▸ **Data for this task**
**********

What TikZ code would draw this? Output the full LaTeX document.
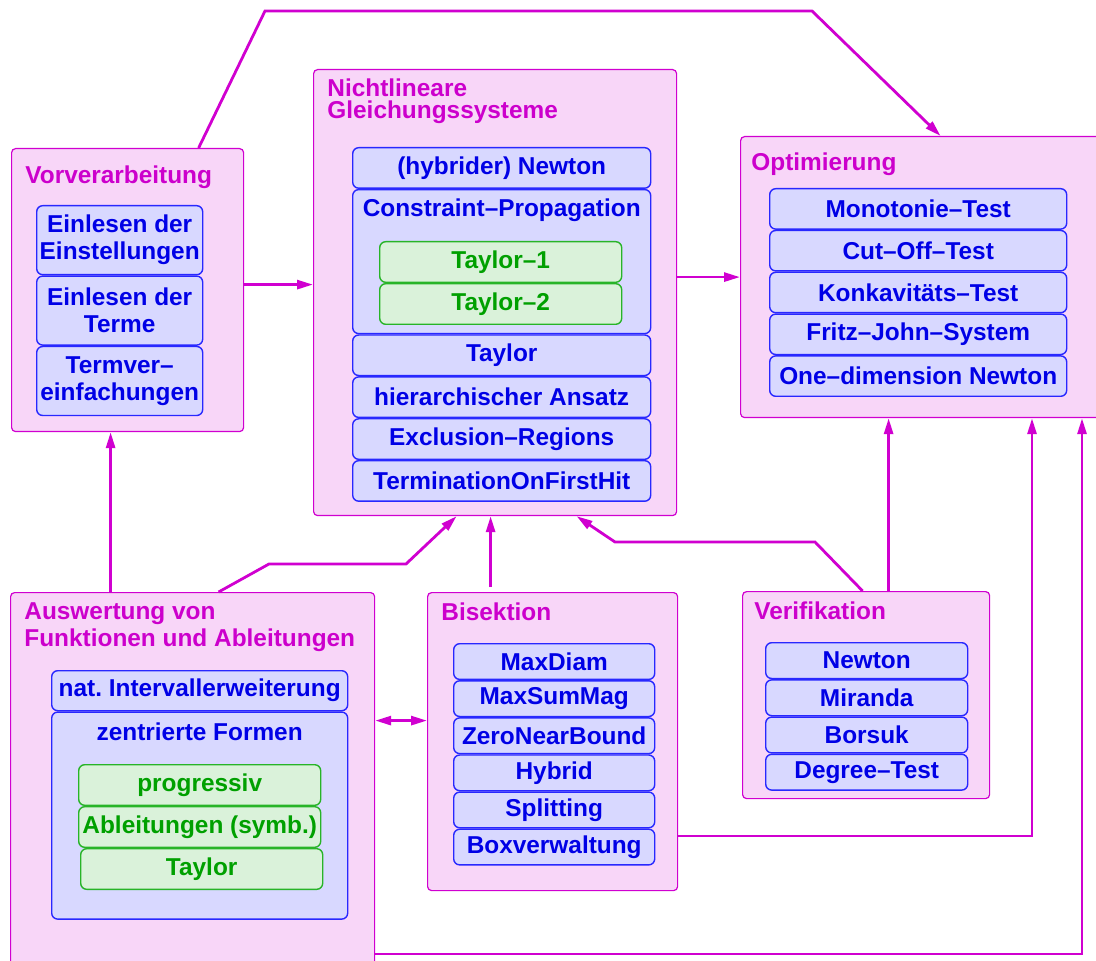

**********

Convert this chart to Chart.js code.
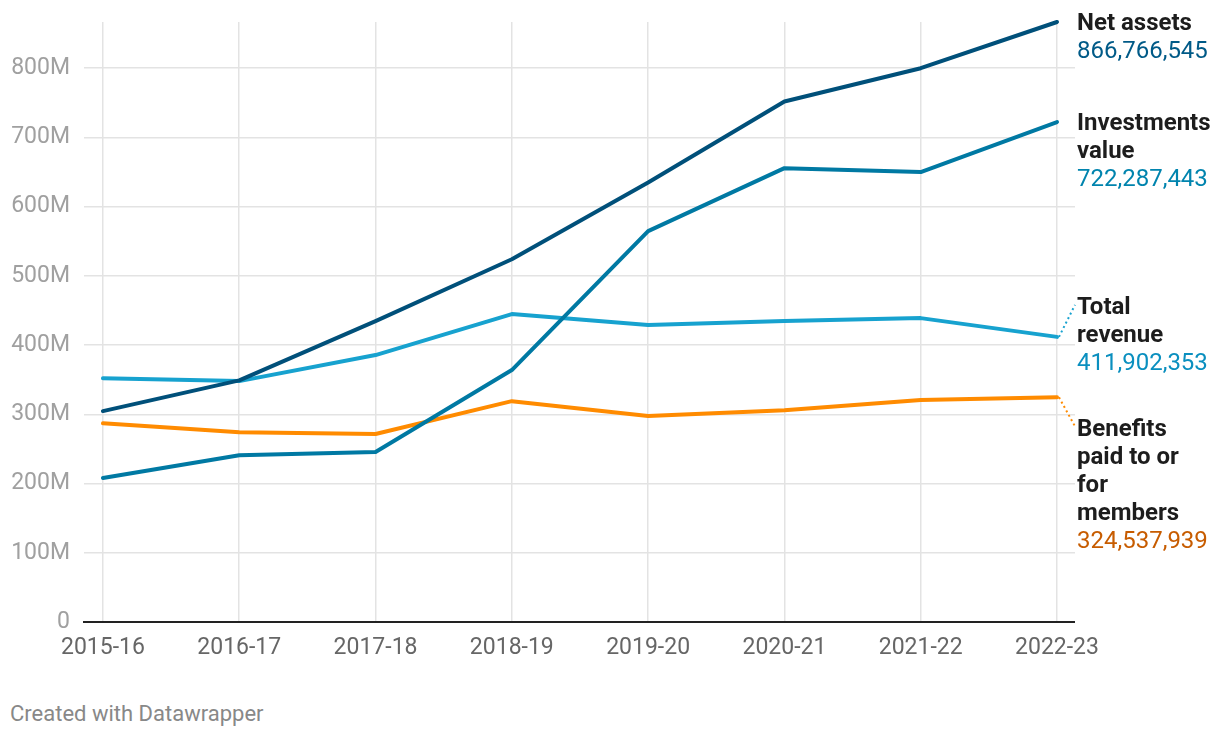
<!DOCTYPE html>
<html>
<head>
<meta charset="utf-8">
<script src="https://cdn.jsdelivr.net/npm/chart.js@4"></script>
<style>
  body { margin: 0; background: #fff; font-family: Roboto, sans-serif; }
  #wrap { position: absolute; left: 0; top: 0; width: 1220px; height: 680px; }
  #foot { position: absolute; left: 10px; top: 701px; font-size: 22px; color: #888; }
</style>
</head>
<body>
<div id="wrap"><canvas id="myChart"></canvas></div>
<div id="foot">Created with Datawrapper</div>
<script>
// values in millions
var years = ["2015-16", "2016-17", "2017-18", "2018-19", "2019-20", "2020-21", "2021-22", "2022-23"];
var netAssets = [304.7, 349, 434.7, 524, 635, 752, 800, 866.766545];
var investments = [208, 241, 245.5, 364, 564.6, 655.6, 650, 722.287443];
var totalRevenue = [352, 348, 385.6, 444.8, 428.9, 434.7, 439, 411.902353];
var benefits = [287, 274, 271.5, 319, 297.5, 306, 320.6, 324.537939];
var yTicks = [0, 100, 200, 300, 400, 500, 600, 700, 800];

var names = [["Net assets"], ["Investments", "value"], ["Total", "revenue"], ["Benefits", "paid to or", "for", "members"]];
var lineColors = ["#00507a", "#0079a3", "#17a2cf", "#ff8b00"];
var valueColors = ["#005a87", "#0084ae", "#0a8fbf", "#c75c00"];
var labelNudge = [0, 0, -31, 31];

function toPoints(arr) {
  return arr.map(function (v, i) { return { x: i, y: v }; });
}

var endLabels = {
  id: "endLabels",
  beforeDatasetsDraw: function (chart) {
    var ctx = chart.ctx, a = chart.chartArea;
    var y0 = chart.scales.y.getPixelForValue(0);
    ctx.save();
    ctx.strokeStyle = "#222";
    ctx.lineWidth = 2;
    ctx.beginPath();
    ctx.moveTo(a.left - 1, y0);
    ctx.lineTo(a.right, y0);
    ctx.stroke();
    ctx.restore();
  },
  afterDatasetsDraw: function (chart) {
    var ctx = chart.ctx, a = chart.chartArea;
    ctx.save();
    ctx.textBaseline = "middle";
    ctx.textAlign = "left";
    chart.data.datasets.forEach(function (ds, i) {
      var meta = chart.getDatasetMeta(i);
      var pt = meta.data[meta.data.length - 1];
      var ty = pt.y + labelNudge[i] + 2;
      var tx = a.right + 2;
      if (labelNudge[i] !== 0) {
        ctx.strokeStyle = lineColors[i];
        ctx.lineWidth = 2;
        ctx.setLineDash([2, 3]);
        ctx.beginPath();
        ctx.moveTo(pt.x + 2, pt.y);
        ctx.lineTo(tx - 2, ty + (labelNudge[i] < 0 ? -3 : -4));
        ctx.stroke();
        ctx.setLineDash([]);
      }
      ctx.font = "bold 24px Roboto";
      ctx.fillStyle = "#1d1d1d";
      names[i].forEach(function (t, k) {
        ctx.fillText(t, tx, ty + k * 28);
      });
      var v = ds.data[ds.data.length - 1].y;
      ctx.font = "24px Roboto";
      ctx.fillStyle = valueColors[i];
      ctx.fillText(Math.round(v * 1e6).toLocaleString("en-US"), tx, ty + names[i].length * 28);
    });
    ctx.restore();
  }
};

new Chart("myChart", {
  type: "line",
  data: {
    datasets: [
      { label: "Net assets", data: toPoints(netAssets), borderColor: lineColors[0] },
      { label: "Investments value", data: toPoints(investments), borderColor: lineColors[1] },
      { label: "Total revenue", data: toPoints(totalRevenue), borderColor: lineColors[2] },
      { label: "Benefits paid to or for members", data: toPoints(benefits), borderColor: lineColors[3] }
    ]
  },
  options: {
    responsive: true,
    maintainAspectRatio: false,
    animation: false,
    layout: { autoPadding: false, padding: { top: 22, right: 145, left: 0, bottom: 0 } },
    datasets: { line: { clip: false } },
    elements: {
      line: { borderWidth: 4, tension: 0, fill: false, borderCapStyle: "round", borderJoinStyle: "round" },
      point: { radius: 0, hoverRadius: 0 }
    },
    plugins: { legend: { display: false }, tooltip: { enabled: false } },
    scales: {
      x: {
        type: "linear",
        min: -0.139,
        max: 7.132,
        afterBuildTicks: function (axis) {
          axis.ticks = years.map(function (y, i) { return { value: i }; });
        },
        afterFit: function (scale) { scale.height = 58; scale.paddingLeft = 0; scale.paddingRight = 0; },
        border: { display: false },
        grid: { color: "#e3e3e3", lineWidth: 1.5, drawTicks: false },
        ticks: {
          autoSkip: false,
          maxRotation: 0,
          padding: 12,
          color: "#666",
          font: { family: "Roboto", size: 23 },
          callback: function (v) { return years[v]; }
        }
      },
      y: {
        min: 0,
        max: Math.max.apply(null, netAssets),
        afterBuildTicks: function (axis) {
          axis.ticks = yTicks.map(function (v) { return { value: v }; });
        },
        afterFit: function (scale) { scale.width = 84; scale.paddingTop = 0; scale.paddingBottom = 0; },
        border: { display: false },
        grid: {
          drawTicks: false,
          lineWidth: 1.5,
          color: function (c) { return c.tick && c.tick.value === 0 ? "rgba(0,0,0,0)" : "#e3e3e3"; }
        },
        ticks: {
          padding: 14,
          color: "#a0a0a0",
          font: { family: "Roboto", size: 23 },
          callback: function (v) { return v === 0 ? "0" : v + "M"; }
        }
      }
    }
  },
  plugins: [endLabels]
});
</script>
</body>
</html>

**********

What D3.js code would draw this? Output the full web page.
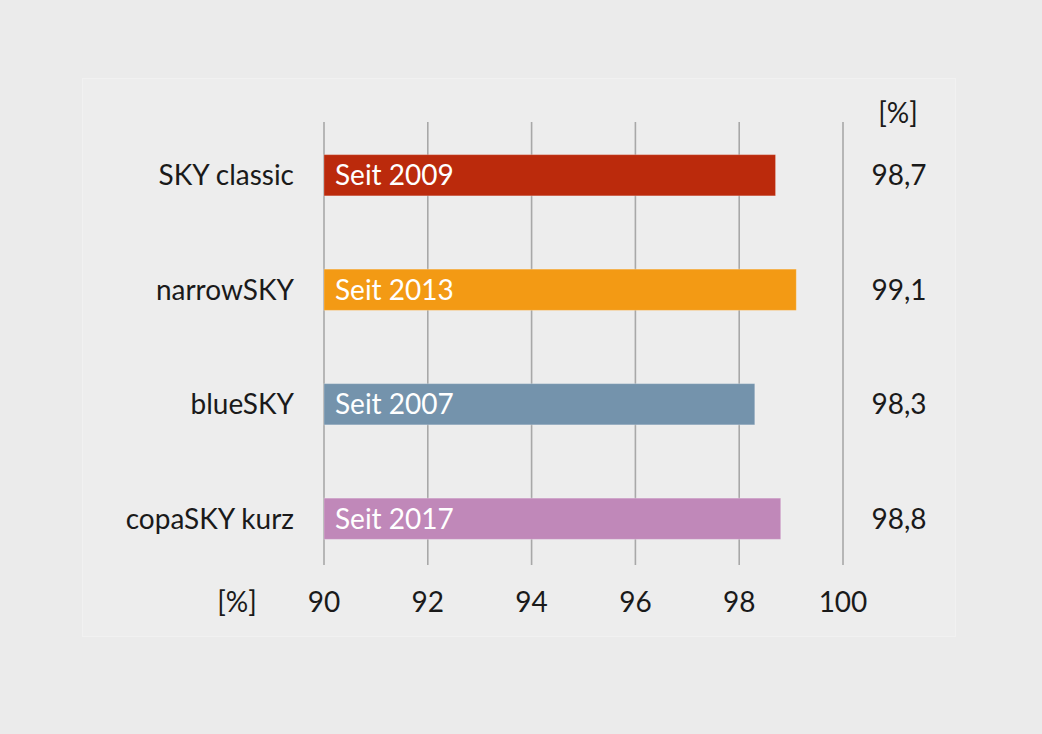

**********

▸ **Description of the task**
Keep to the stretch from the line containing "Convert this chart to Chart.js code." through the line containing "600, 700, 800];", both ends included, and copy it exactly from the listing above, minus the pictures.

▸ **Exercise response**
Convert this chart to Chart.js code.
<!DOCTYPE html>
<html>
<head>
<meta charset="utf-8">
<script src="https://cdn.jsdelivr.net/npm/chart.js@4"></script>
<style>
  body { margin: 0; background: #fff; font-family: Roboto, sans-serif; }
  #wrap { position: absolute; left: 0; top: 0; width: 1220px; height: 680px; }
  #foot { position: absolute; left: 10px; top: 701px; font-size: 22px; color: #888; }
</style>
</head>
<body>
<div id="wrap"><canvas id="myChart"></canvas></div>
<div id="foot">Created with Datawrapper</div>
<script>
// values in millions
var years = ["2015-16", "2016-17", "2017-18", "2018-19", "2019-20", "2020-21", "2021-22", "2022-23"];
var netAssets = [304.7, 349, 434.7, 524, 635, 752, 800, 866.766545];
var investments = [208, 241, 245.5, 364, 564.6, 655.6, 650, 722.287443];
var totalRevenue = [352, 348, 385.6, 444.8, 428.9, 434.7, 439, 411.902353];
var benefits = [287, 274, 271.5, 319, 297.5, 306, 320.6, 324.537939];
var yTicks = [0, 100, 200, 300, 400, 500, 600, 700, 800];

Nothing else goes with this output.